— START —

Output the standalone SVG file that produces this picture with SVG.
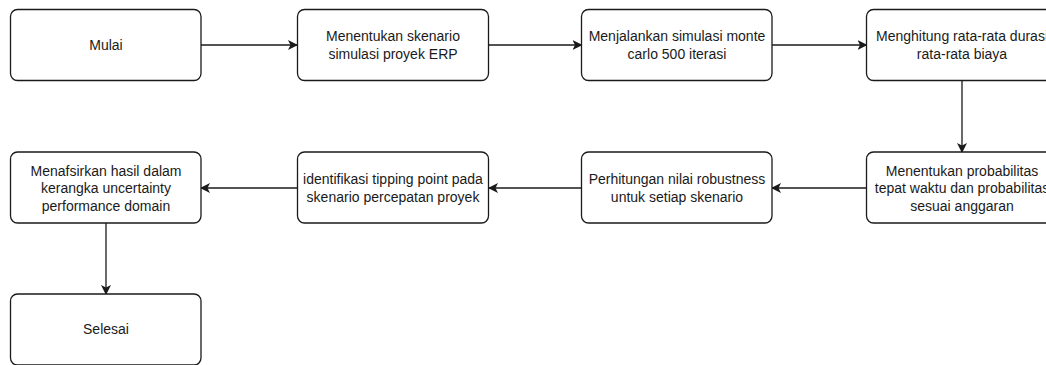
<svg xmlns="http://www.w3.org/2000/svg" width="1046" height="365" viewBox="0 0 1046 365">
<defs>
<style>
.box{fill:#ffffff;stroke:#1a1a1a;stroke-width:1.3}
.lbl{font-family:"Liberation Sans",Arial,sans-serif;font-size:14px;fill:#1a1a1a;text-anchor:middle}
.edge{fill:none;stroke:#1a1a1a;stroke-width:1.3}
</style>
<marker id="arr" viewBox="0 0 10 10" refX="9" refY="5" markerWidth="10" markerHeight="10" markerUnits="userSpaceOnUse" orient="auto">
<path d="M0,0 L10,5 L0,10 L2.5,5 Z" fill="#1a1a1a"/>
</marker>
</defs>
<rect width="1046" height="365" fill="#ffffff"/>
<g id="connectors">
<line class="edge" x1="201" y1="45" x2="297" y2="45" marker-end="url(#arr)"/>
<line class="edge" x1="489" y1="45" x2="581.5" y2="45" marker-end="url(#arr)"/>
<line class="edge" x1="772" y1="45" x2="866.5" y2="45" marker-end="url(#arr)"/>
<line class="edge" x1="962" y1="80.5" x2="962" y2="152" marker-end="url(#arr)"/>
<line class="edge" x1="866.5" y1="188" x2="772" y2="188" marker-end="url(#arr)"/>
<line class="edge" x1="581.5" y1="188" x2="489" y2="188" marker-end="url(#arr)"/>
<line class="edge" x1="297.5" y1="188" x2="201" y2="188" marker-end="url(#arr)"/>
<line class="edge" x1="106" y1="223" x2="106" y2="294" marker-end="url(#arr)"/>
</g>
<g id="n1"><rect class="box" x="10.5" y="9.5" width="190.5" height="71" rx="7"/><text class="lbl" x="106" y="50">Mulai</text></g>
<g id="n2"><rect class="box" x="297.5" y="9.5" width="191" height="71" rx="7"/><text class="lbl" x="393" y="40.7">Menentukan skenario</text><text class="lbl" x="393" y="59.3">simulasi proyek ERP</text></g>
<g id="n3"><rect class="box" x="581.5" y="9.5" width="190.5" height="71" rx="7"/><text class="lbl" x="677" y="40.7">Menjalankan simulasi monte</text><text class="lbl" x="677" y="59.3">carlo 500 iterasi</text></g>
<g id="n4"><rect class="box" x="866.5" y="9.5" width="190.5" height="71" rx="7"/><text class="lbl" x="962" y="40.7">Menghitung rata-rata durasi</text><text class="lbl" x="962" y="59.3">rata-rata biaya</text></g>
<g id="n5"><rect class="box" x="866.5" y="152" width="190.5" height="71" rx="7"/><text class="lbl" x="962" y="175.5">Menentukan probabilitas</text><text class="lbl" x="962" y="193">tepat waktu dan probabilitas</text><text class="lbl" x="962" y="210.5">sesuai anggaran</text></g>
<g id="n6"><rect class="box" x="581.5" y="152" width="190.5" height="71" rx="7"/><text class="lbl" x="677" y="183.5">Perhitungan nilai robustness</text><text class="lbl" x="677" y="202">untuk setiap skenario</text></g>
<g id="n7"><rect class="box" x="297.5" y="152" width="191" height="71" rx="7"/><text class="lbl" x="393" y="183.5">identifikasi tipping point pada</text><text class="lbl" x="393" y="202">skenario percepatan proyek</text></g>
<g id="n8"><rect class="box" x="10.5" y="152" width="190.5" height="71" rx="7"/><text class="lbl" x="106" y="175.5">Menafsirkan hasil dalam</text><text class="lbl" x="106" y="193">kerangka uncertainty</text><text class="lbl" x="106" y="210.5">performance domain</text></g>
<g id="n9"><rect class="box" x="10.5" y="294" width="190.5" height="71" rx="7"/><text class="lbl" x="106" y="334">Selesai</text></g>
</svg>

— END —

TASK STATEMENT = From the listing, extract all text exactly as given and drop any picture.

EXERCISE RESPONSE =
Output the standalone SVG file that produces this picture with SVG.
<svg xmlns="http://www.w3.org/2000/svg" width="1046" height="365" viewBox="0 0 1046 365">
<defs>
<style>
.box{fill:#ffffff;stroke:#1a1a1a;stroke-width:1.3}
.lbl{font-family:"Liberation Sans",Arial,sans-serif;font-size:14px;fill:#1a1a1a;text-anchor:middle}
.edge{fill:none;stroke:#1a1a1a;stroke-width:1.3}
</style>
<marker id="arr" viewBox="0 0 10 10" refX="9" refY="5" markerWidth="10" markerHeight="10" markerUnits="userSpaceOnUse" orient="auto">
<path d="M0,0 L10,5 L0,10 L2.5,5 Z" fill="#1a1a1a"/>
</marker>
</defs>
<rect width="1046" height="365" fill="#ffffff"/>
<g id="connectors">
<line class="edge" x1="201" y1="45" x2="297" y2="45" marker-end="url(#arr)"/>
<line class="edge" x1="489" y1="45" x2="581.5" y2="45" marker-end="url(#arr)"/>
<line class="edge" x1="772" y1="45" x2="866.5" y2="45" marker-end="url(#arr)"/>
<line class="edge" x1="962" y1="80.5" x2="962" y2="152" marker-end="url(#arr)"/>
<line class="edge" x1="866.5" y1="188" x2="772" y2="188" marker-end="url(#arr)"/>
<line class="edge" x1="581.5" y1="188" x2="489" y2="188" marker-end="url(#arr)"/>
<line class="edge" x1="297.5" y1="188" x2="201" y2="188" marker-end="url(#arr)"/>
<line class="edge" x1="106" y1="223" x2="106" y2="294" marker-end="url(#arr)"/>
</g>
<g id="n1"><rect class="box" x="10.5" y="9.5" width="190.5" height="71" rx="7"/><text class="lbl" x="106" y="50">Mulai</text></g>
<g id="n2"><rect class="box" x="297.5" y="9.5" width="191" height="71" rx="7"/><text class="lbl" x="393" y="40.7">Menentukan skenario</text><text class="lbl" x="393" y="59.3">simulasi proyek ERP</text></g>
<g id="n3"><rect class="box" x="581.5" y="9.5" width="190.5" height="71" rx="7"/><text class="lbl" x="677" y="40.7">Menjalankan simulasi monte</text><text class="lbl" x="677" y="59.3">carlo 500 iterasi</text></g>
<g id="n4"><rect class="box" x="866.5" y="9.5" width="190.5" height="71" rx="7"/><text class="lbl" x="962" y="40.7">Menghitung rata-rata durasi</text><text class="lbl" x="962" y="59.3">rata-rata biaya</text></g>
<g id="n5"><rect class="box" x="866.5" y="152" width="190.5" height="71" rx="7"/><text class="lbl" x="962" y="175.5">Menentukan probabilitas</text><text class="lbl" x="962" y="193">tepat waktu dan probabilitas</text><text class="lbl" x="962" y="210.5">sesuai anggaran</text></g>
<g id="n6"><rect class="box" x="581.5" y="152" width="190.5" height="71" rx="7"/><text class="lbl" x="677" y="183.5">Perhitungan nilai robustness</text><text class="lbl" x="677" y="202">untuk setiap skenario</text></g>
<g id="n7"><rect class="box" x="297.5" y="152" width="191" height="71" rx="7"/><text class="lbl" x="393" y="183.5">identifikasi tipping point pada</text><text class="lbl" x="393" y="202">skenario percepatan proyek</text></g>
<g id="n8"><rect class="box" x="10.5" y="152" width="190.5" height="71" rx="7"/><text class="lbl" x="106" y="175.5">Menafsirkan hasil dalam</text><text class="lbl" x="106" y="193">kerangka uncertainty</text><text class="lbl" x="106" y="210.5">performance domain</text></g>
<g id="n9"><rect class="box" x="10.5" y="294" width="190.5" height="71" rx="7"/><text class="lbl" x="106" y="334">Selesai</text></g>
</svg>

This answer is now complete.